[GIVEN EXERCISE]
Transcribe all of the material exactly, except for its pictures.

[DATA]

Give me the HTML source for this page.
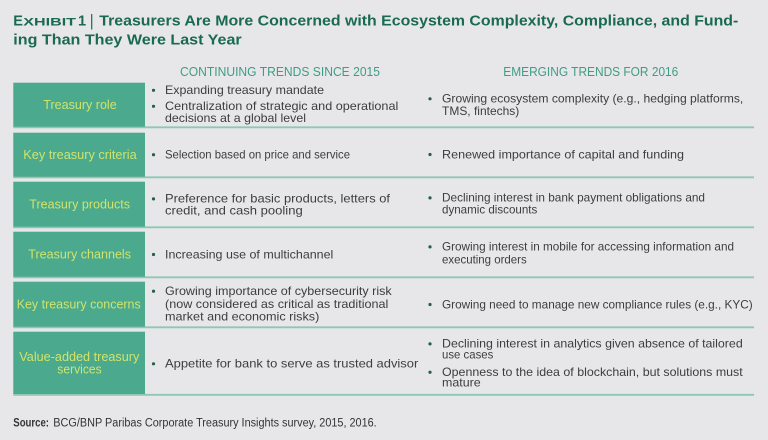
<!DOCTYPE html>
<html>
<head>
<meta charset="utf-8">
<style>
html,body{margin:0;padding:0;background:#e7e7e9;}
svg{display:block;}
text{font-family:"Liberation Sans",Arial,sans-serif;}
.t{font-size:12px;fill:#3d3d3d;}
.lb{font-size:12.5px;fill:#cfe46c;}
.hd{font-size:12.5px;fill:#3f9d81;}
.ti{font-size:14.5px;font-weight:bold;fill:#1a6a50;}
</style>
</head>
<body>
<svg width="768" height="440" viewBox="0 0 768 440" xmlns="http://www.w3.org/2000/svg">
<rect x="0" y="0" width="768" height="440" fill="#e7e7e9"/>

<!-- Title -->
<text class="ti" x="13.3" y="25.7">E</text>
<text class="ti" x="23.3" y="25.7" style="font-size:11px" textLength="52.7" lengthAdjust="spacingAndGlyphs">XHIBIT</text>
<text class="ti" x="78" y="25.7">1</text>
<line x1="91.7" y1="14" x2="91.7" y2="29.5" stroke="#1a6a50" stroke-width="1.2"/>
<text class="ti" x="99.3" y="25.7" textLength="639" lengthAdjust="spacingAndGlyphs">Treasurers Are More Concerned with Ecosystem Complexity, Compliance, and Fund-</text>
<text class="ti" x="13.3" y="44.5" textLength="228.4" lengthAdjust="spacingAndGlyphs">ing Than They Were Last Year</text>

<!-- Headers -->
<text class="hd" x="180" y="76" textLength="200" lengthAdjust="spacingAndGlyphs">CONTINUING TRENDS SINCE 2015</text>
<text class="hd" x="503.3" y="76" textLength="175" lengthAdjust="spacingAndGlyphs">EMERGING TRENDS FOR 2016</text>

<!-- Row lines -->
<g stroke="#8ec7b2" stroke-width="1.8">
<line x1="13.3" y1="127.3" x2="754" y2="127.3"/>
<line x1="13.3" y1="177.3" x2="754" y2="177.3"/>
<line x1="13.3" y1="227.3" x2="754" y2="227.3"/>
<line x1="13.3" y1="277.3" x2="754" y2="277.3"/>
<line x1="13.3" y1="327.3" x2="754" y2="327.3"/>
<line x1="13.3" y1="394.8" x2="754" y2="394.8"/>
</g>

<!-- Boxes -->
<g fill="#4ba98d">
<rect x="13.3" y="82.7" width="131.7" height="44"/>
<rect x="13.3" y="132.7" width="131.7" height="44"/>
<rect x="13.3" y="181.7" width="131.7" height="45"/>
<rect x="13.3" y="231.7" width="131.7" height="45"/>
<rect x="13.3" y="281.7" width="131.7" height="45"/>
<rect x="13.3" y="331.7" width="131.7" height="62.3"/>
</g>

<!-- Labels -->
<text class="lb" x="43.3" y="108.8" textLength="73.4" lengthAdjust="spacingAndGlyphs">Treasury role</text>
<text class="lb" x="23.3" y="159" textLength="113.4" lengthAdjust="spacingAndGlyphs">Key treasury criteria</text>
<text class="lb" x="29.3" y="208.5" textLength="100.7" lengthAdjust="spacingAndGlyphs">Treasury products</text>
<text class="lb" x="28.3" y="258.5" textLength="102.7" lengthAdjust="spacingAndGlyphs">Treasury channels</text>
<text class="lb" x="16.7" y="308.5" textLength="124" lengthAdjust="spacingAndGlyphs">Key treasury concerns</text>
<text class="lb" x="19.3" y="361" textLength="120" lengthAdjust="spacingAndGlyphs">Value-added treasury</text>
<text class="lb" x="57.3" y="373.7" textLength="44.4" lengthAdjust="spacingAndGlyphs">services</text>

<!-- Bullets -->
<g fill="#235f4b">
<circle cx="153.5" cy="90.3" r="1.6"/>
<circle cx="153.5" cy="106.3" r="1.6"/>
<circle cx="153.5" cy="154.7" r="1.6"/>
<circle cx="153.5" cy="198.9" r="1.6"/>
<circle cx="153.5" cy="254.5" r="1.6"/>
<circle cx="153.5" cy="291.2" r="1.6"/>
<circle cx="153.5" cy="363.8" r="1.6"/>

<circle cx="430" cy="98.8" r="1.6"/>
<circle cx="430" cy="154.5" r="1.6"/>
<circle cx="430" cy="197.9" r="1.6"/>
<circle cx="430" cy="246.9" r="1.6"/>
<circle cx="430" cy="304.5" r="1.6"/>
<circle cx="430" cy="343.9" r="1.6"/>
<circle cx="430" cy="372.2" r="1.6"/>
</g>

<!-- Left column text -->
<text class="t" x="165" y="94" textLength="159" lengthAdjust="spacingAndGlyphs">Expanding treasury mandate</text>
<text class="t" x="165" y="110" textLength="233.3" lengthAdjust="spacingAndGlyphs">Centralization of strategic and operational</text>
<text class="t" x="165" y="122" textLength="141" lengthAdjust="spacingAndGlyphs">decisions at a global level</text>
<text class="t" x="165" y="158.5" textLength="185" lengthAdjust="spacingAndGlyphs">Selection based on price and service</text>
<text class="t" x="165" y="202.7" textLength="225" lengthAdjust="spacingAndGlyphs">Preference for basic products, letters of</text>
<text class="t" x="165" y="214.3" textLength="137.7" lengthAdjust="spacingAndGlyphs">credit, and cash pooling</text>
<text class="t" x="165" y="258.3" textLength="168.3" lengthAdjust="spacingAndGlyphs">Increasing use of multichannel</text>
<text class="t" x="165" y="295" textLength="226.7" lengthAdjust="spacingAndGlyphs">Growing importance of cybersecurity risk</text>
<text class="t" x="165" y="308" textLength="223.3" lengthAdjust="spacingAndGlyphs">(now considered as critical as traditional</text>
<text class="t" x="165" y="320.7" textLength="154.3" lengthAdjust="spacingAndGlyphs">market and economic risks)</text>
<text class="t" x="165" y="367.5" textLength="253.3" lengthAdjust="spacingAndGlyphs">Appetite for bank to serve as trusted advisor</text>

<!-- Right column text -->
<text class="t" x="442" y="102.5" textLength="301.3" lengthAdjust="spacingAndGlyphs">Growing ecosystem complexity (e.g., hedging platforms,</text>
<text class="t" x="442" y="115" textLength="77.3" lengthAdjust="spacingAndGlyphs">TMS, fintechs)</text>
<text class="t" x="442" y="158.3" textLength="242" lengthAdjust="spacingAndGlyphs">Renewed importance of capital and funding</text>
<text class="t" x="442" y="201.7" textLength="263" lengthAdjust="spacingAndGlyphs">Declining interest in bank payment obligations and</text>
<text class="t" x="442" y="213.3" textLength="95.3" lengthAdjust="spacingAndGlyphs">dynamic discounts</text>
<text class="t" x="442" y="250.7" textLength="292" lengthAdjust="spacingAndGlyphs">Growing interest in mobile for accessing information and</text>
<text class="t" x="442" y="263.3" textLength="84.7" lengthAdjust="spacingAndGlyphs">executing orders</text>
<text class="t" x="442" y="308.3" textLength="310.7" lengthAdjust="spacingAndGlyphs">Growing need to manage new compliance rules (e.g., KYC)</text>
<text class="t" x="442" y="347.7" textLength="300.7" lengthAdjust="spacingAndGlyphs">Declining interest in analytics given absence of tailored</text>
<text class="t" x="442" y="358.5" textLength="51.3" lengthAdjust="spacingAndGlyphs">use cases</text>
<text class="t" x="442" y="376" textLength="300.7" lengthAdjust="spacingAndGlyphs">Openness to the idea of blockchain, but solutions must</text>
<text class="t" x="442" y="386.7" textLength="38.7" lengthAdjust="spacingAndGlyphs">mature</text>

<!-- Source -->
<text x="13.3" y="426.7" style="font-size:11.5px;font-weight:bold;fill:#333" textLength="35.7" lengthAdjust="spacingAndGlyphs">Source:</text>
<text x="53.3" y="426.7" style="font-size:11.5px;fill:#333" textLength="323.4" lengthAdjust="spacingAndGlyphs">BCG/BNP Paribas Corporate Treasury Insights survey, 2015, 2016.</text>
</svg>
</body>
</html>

[FINISHED ANSWER]
Give me the HTML source for this page.
<!DOCTYPE html>
<html>
<head>
<meta charset="utf-8">
<style>
html,body{margin:0;padding:0;background:#e7e7e9;}
svg{display:block;}
text{font-family:"Liberation Sans",Arial,sans-serif;}
.t{font-size:12px;fill:#3d3d3d;}
.lb{font-size:12.5px;fill:#cfe46c;}
.hd{font-size:12.5px;fill:#3f9d81;}
.ti{font-size:14.5px;font-weight:bold;fill:#1a6a50;}
</style>
</head>
<body>
<svg width="768" height="440" viewBox="0 0 768 440" xmlns="http://www.w3.org/2000/svg">
<rect x="0" y="0" width="768" height="440" fill="#e7e7e9"/>

<!-- Title -->
<text class="ti" x="13.3" y="25.7">E</text>
<text class="ti" x="23.3" y="25.7" style="font-size:11px" textLength="52.7" lengthAdjust="spacingAndGlyphs">XHIBIT</text>
<text class="ti" x="78" y="25.7">1</text>
<line x1="91.7" y1="14" x2="91.7" y2="29.5" stroke="#1a6a50" stroke-width="1.2"/>
<text class="ti" x="99.3" y="25.7" textLength="639" lengthAdjust="spacingAndGlyphs">Treasurers Are More Concerned with Ecosystem Complexity, Compliance, and Fund-</text>
<text class="ti" x="13.3" y="44.5" textLength="228.4" lengthAdjust="spacingAndGlyphs">ing Than They Were Last Year</text>

<!-- Headers -->
<text class="hd" x="180" y="76" textLength="200" lengthAdjust="spacingAndGlyphs">CONTINUING TRENDS SINCE 2015</text>
<text class="hd" x="503.3" y="76" textLength="175" lengthAdjust="spacingAndGlyphs">EMERGING TRENDS FOR 2016</text>

<!-- Row lines -->
<g stroke="#8ec7b2" stroke-width="1.8">
<line x1="13.3" y1="127.3" x2="754" y2="127.3"/>
<line x1="13.3" y1="177.3" x2="754" y2="177.3"/>
<line x1="13.3" y1="227.3" x2="754" y2="227.3"/>
<line x1="13.3" y1="277.3" x2="754" y2="277.3"/>
<line x1="13.3" y1="327.3" x2="754" y2="327.3"/>
<line x1="13.3" y1="394.8" x2="754" y2="394.8"/>
</g>

<!-- Boxes -->
<g fill="#4ba98d">
<rect x="13.3" y="82.7" width="131.7" height="44"/>
<rect x="13.3" y="132.7" width="131.7" height="44"/>
<rect x="13.3" y="181.7" width="131.7" height="45"/>
<rect x="13.3" y="231.7" width="131.7" height="45"/>
<rect x="13.3" y="281.7" width="131.7" height="45"/>
<rect x="13.3" y="331.7" width="131.7" height="62.3"/>
</g>

<!-- Labels -->
<text class="lb" x="43.3" y="108.8" textLength="73.4" lengthAdjust="spacingAndGlyphs">Treasury role</text>
<text class="lb" x="23.3" y="159" textLength="113.4" lengthAdjust="spacingAndGlyphs">Key treasury criteria</text>
<text class="lb" x="29.3" y="208.5" textLength="100.7" lengthAdjust="spacingAndGlyphs">Treasury products</text>
<text class="lb" x="28.3" y="258.5" textLength="102.7" lengthAdjust="spacingAndGlyphs">Treasury channels</text>
<text class="lb" x="16.7" y="308.5" textLength="124" lengthAdjust="spacingAndGlyphs">Key treasury concerns</text>
<text class="lb" x="19.3" y="361" textLength="120" lengthAdjust="spacingAndGlyphs">Value-added treasury</text>
<text class="lb" x="57.3" y="373.7" textLength="44.4" lengthAdjust="spacingAndGlyphs">services</text>

<!-- Bullets -->
<g fill="#235f4b">
<circle cx="153.5" cy="90.3" r="1.6"/>
<circle cx="153.5" cy="106.3" r="1.6"/>
<circle cx="153.5" cy="154.7" r="1.6"/>
<circle cx="153.5" cy="198.9" r="1.6"/>
<circle cx="153.5" cy="254.5" r="1.6"/>
<circle cx="153.5" cy="291.2" r="1.6"/>
<circle cx="153.5" cy="363.8" r="1.6"/>

<circle cx="430" cy="98.8" r="1.6"/>
<circle cx="430" cy="154.5" r="1.6"/>
<circle cx="430" cy="197.9" r="1.6"/>
<circle cx="430" cy="246.9" r="1.6"/>
<circle cx="430" cy="304.5" r="1.6"/>
<circle cx="430" cy="343.9" r="1.6"/>
<circle cx="430" cy="372.2" r="1.6"/>
</g>

<!-- Left column text -->
<text class="t" x="165" y="94" textLength="159" lengthAdjust="spacingAndGlyphs">Expanding treasury mandate</text>
<text class="t" x="165" y="110" textLength="233.3" lengthAdjust="spacingAndGlyphs">Centralization of strategic and operational</text>
<text class="t" x="165" y="122" textLength="141" lengthAdjust="spacingAndGlyphs">decisions at a global level</text>
<text class="t" x="165" y="158.5" textLength="185" lengthAdjust="spacingAndGlyphs">Selection based on price and service</text>
<text class="t" x="165" y="202.7" textLength="225" lengthAdjust="spacingAndGlyphs">Preference for basic products, letters of</text>
<text class="t" x="165" y="214.3" textLength="137.7" lengthAdjust="spacingAndGlyphs">credit, and cash pooling</text>
<text class="t" x="165" y="258.3" textLength="168.3" lengthAdjust="spacingAndGlyphs">Increasing use of multichannel</text>
<text class="t" x="165" y="295" textLength="226.7" lengthAdjust="spacingAndGlyphs">Growing importance of cybersecurity risk</text>
<text class="t" x="165" y="308" textLength="223.3" lengthAdjust="spacingAndGlyphs">(now considered as critical as traditional</text>
<text class="t" x="165" y="320.7" textLength="154.3" lengthAdjust="spacingAndGlyphs">market and economic risks)</text>
<text class="t" x="165" y="367.5" textLength="253.3" lengthAdjust="spacingAndGlyphs">Appetite for bank to serve as trusted advisor</text>

<!-- Right column text -->
<text class="t" x="442" y="102.5" textLength="301.3" lengthAdjust="spacingAndGlyphs">Growing ecosystem complexity (e.g., hedging platforms,</text>
<text class="t" x="442" y="115" textLength="77.3" lengthAdjust="spacingAndGlyphs">TMS, fintechs)</text>
<text class="t" x="442" y="158.3" textLength="242" lengthAdjust="spacingAndGlyphs">Renewed importance of capital and funding</text>
<text class="t" x="442" y="201.7" textLength="263" lengthAdjust="spacingAndGlyphs">Declining interest in bank payment obligations and</text>
<text class="t" x="442" y="213.3" textLength="95.3" lengthAdjust="spacingAndGlyphs">dynamic discounts</text>
<text class="t" x="442" y="250.7" textLength="292" lengthAdjust="spacingAndGlyphs">Growing interest in mobile for accessing information and</text>
<text class="t" x="442" y="263.3" textLength="84.7" lengthAdjust="spacingAndGlyphs">executing orders</text>
<text class="t" x="442" y="308.3" textLength="310.7" lengthAdjust="spacingAndGlyphs">Growing need to manage new compliance rules (e.g., KYC)</text>
<text class="t" x="442" y="347.7" textLength="300.7" lengthAdjust="spacingAndGlyphs">Declining interest in analytics given absence of tailored</text>
<text class="t" x="442" y="358.5" textLength="51.3" lengthAdjust="spacingAndGlyphs">use cases</text>
<text class="t" x="442" y="376" textLength="300.7" lengthAdjust="spacingAndGlyphs">Openness to the idea of blockchain, but solutions must</text>
<text class="t" x="442" y="386.7" textLength="38.7" lengthAdjust="spacingAndGlyphs">mature</text>

<!-- Source -->
<text x="13.3" y="426.7" style="font-size:11.5px;font-weight:bold;fill:#333" textLength="35.7" lengthAdjust="spacingAndGlyphs">Source:</text>
<text x="53.3" y="426.7" style="font-size:11.5px;fill:#333" textLength="323.4" lengthAdjust="spacingAndGlyphs">BCG/BNP Paribas Corporate Treasury Insights survey, 2015, 2016.</text>
</svg>
</body>
</html>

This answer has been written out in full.